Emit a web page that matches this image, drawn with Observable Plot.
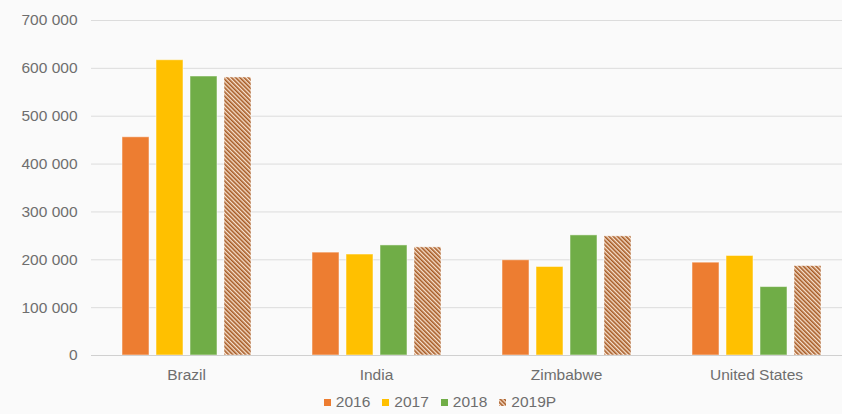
<!DOCTYPE html>
<html>
<head>
<meta charset="utf-8">
<script src="https://cdn.jsdelivr.net/npm/d3@7"></script>
<script src="https://cdn.jsdelivr.net/npm/@observablehq/plot@0.6"></script>
<style>
  html, body { margin: 0; padding: 0; background: #fafafa; }
  body { width: 842px; height: 414px; overflow: hidden; font-family: "Liberation Sans", Arial, sans-serif; }
  #legend { display: flex; justify-content: center; gap: 12px; font-size: 15.5px; color: #6e6e6e; margin-top: 1px; padding-left: 38px; }
  #legend .item { display: flex; align-items: center; gap: 5px; }
  #legend svg { display: block; }
</style>
</head>
<body>
<div id="chart"></div>
<div id="legend"></div>
<script>
const countries = ["Brazil", "India", "Zimbabwe", "United States"];
const years = ["2016", "2017", "2018", "2019P"];
const v2016 = [456000, 215000, 199000, 194000];
const v2017 = [617000, 211000, 185000, 208000];
const v2018 = [583000, 230000, 251000, 143000];
const v2019P = [581000, 226000, 249000, 187000];
const yTicks = [0, 100000, 200000, 300000, 400000, 500000, 600000, 700000];
const colors = ["#ED7D31", "#FFC000", "#70AD47", "url(#hatch)"];

const series = [v2016, v2017, v2018, v2019P];
const data = [];
countries.forEach((c, i) => years.forEach((y, j) => data.push({country: c, year: y, value: series[j][i]})));

const fmt = d => d3.format(",")(d).replace(/,/g, " ");

const plot = Plot.plot({
  width: 842,
  height: 392,
  marginLeft: 91,
  marginRight: 0,
  marginTop: 20,
  marginBottom: 37,
  style: {background: "transparent", fontFamily: "Liberation Sans, Arial, sans-serif", fontSize: "15.5px", color: "#6e6e6e"},
  facet: {data, x: "country"},
  fx: {domain: countries, range: [91, 851], paddingInner: 0, paddingOuter: 0, label: null, axis: "bottom", tickSize: 0, tickPadding: 13},
  x: {domain: years, paddingInner: 0.22, paddingOuter: 0.86, axis: null},
  y: {domain: [0, 700000], ticks: yTicks, tickFormat: fmt, label: null, tickSize: 0, tickPadding: 14},
  color: {domain: years, range: colors},
  marks: [
    Plot.ruleY(yTicks, {stroke: "#dcdcdc", strokeWidth: 1}),
    Plot.barY(data, {x: "year", y: "value", fill: "year", stroke: "#ffffff", strokeOpacity: 0.5, strokeWidth: 1}),
    Plot.ruleY([0], {stroke: "#d0d0d0", strokeWidth: 1})
  ]
});

const ns = "http://www.w3.org/2000/svg";
function addHatch(svg, id) {
  const defs = document.createElementNS(ns, "defs");
  const pat = document.createElementNS(ns, "pattern");
  pat.setAttribute("id", id);
  pat.setAttribute("patternUnits", "userSpaceOnUse");
  pat.setAttribute("width", "3");
  pat.setAttribute("height", "3");
  pat.setAttribute("patternTransform", "rotate(-45)");
  const bg = document.createElementNS(ns, "rect");
  bg.setAttribute("width", "3"); bg.setAttribute("height", "3"); bg.setAttribute("fill", "#F8E2CF");
  const ln = document.createElementNS(ns, "rect");
  ln.setAttribute("width", "1.6"); ln.setAttribute("height", "3"); ln.setAttribute("fill", "#A65A24");
  pat.appendChild(bg); pat.appendChild(ln); defs.appendChild(pat);
  svg.insertBefore(defs, svg.firstChild);
}
addHatch(plot, "hatch");
plot.querySelectorAll("text").forEach(t => t.setAttribute("fill", "#6e6e6e"));
document.getElementById("chart").appendChild(plot);

const legend = document.getElementById("legend");
years.forEach((y, j) => {
  const item = document.createElement("div");
  item.className = "item";
  const sw = document.createElementNS(ns, "svg");
  sw.setAttribute("width", "7"); sw.setAttribute("height", "7");
  if (j === 3) addHatch(sw, "hatchL");
  const r = document.createElementNS(ns, "rect");
  r.setAttribute("width", "7"); r.setAttribute("height", "7");
  r.setAttribute("fill", j === 3 ? "url(#hatchL)" : colors[j]);
  sw.appendChild(r);
  item.appendChild(sw);
  const s = document.createElement("span");
  s.textContent = y;
  item.appendChild(s);
  legend.appendChild(item);
});
</script>
</body>
</html>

+++

Task :: Exclude the images, then output the data above word for word.

Answer ::
Emit a web page that matches this image, drawn with Observable Plot.
<!DOCTYPE html>
<html>
<head>
<meta charset="utf-8">
<script src="https://cdn.jsdelivr.net/npm/d3@7"></script>
<script src="https://cdn.jsdelivr.net/npm/@observablehq/plot@0.6"></script>
<style>
  html, body { margin: 0; padding: 0; background: #fafafa; }
  body { width: 842px; height: 414px; overflow: hidden; font-family: "Liberation Sans", Arial, sans-serif; }
  #legend { display: flex; justify-content: center; gap: 12px; font-size: 15.5px; color: #6e6e6e; margin-top: 1px; padding-left: 38px; }
  #legend .item { display: flex; align-items: center; gap: 5px; }
  #legend svg { display: block; }
</style>
</head>
<body>
<div id="chart"></div>
<div id="legend"></div>
<script>
const countries = ["Brazil", "India", "Zimbabwe", "United States"];
const years = ["2016", "2017", "2018", "2019P"];
const v2016 = [456000, 215000, 199000, 194000];
const v2017 = [617000, 211000, 185000, 208000];
const v2018 = [583000, 230000, 251000, 143000];
const v2019P = [581000, 226000, 249000, 187000];
const yTicks = [0, 100000, 200000, 300000, 400000, 500000, 600000, 700000];
const colors = ["#ED7D31", "#FFC000", "#70AD47", "url(#hatch)"];

const series = [v2016, v2017, v2018, v2019P];
const data = [];
countries.forEach((c, i) => years.forEach((y, j) => data.push({country: c, year: y, value: series[j][i]})));

const fmt = d => d3.format(",")(d).replace(/,/g, " ");

const plot = Plot.plot({
  width: 842,
  height: 392,
  marginLeft: 91,
  marginRight: 0,
  marginTop: 20,
  marginBottom: 37,
  style: {background: "transparent", fontFamily: "Liberation Sans, Arial, sans-serif", fontSize: "15.5px", color: "#6e6e6e"},
  facet: {data, x: "country"},
  fx: {domain: countries, range: [91, 851], paddingInner: 0, paddingOuter: 0, label: null, axis: "bottom", tickSize: 0, tickPadding: 13},
  x: {domain: years, paddingInner: 0.22, paddingOuter: 0.86, axis: null},
  y: {domain: [0, 700000], ticks: yTicks, tickFormat: fmt, label: null, tickSize: 0, tickPadding: 14},
  color: {domain: years, range: colors},
  marks: [
    Plot.ruleY(yTicks, {stroke: "#dcdcdc", strokeWidth: 1}),
    Plot.barY(data, {x: "year", y: "value", fill: "year", stroke: "#ffffff", strokeOpacity: 0.5, strokeWidth: 1}),
    Plot.ruleY([0], {stroke: "#d0d0d0", strokeWidth: 1})
  ]
});

const ns = "http://www.w3.org/2000/svg";
function addHatch(svg, id) {
  const defs = document.createElementNS(ns, "defs");
  const pat = document.createElementNS(ns, "pattern");
  pat.setAttribute("id", id);
  pat.setAttribute("patternUnits", "userSpaceOnUse");
  pat.setAttribute("width", "3");
  pat.setAttribute("height", "3");
  pat.setAttribute("patternTransform", "rotate(-45)");
  const bg = document.createElementNS(ns, "rect");
  bg.setAttribute("width", "3"); bg.setAttribute("height", "3"); bg.setAttribute("fill", "#F8E2CF");
  const ln = document.createElementNS(ns, "rect");
  ln.setAttribute("width", "1.6"); ln.setAttribute("height", "3"); ln.setAttribute("fill", "#A65A24");
  pat.appendChild(bg); pat.appendChild(ln); defs.appendChild(pat);
  svg.insertBefore(defs, svg.firstChild);
}
addHatch(plot, "hatch");
plot.querySelectorAll("text").forEach(t => t.setAttribute("fill", "#6e6e6e"));
document.getElementById("chart").appendChild(plot);

const legend = document.getElementById("legend");
years.forEach((y, j) => {
  const item = document.createElement("div");
  item.className = "item";
  const sw = document.createElementNS(ns, "svg");
  sw.setAttribute("width", "7"); sw.setAttribute("height", "7");
  if (j === 3) addHatch(sw, "hatchL");
  const r = document.createElementNS(ns, "rect");
  r.setAttribute("width", "7"); r.setAttribute("height", "7");
  r.setAttribute("fill", j === 3 ? "url(#hatchL)" : colors[j]);
  sw.appendChild(r);
  item.appendChild(sw);
  const s = document.createElement("span");
  s.textContent = y;
  item.appendChild(s);
  legend.appendChild(item);
});
</script>
</body>
</html>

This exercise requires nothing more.